Papa Doc had won this battle. It had been impossible to send out reports on the bloody violence I had witnessed. In exile I could not write a first-person account of that bloody day for fear Papa Doc would retaliate against my family and friends. I had to keep silent. No first-hand account of that day was published.

4 | A RIVER OF BLOOD

We came upon the border but had to settle for looking at Haiti from the Dominican side. For the most part, the roughly 195-mile border that separate the two countries was a desolate and ill-defined line. There was no border fence. No single highway ran its length; only a series of feeder roads or narrow paths linked the few towns that populated both countries. Rivers served as the demarcation line in the valleys. In the mountainous sections the border could be delineated by the fact that the Haitian side had been eroded by tree-cutting for charcoal to the point where the land was virtually bald, while the Dominican side was still green with trees and vegetation. The border had an aura of evil, the uneasy feeling of a place not to wander about. The demarcation line, such as it was, had been soaked in the blood of ancient enemies.

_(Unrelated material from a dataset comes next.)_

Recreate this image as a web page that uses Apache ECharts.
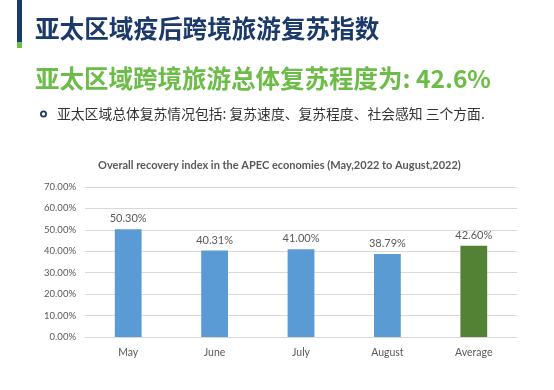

The natives of Hispaniola, as Christopher Columbus baptized the island in December 1492 on his first voyage of discovery, suffered dearly under Spanish rule. In 1650 French settlers took over the western third of the island; it became known as La Partie Française until officially named Saint-Domingue with the Treaty of Ryswick in 1697. The Spanish side first introduced African slaves to the island in the early sixteenth century to toil in their gold mines after the Indian population had literally been worked to death. Much later, as the French settlers evolved into traders, Saint-Domingue became an important market for the thriving commerce in African slaves.